Saturday, 11 February 2012

Miss my Little Ones

Many times, I feel I own somethings to my little ones. As the father of them, I think I should pay more attention to them, should let them enjoy what other child could enjoy. I am wondering if every parent has this kind of thought and sorry for their child if they really love their little ones. Unfortunately, most of time, we are sure to end up with more sorry. The way of educating child and loving them is so complicated that no one in the world is able to master. For instance, it is almost impossible to balance the time allotted to stay with them and to earn necessary materials for them. On the one hand, we are trying to grab as much as we could in order to offer our little ones more quality life. On the other hand, the importance of spending time with them is more evident and more bigger than materials. Therefore, this dilemma gives rise to more pain and inner conflicts among parents. I am one of them.

This pain have been with me for a long time since my first one came to me 5 years ago. She is my angel and no one could replace her in my mind.
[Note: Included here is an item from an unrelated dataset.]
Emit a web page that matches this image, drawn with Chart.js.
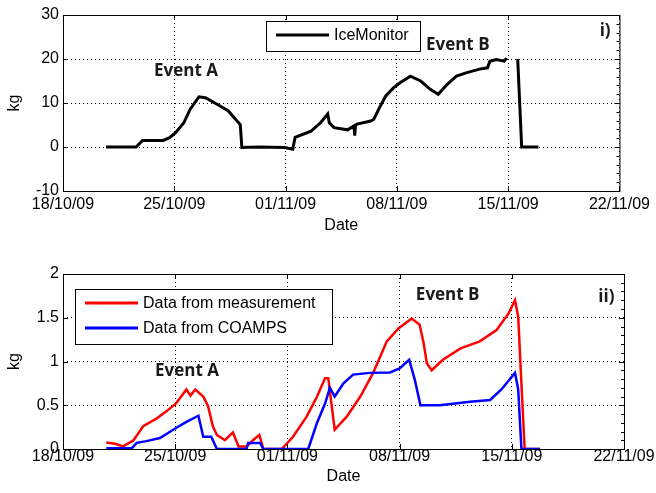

The spot for her in my heart is unique and special, which is so different from the spots for my wife, my mother, my second little one. Everyone has their uniqueness and I always try to make them happy and offer what I can do for them. However, sometimes, I suffer from the struggling situation that I should go out,or stay with them. My objective is to maintain the two sides of life, which is very hard to achieve at this point.

God be with my family.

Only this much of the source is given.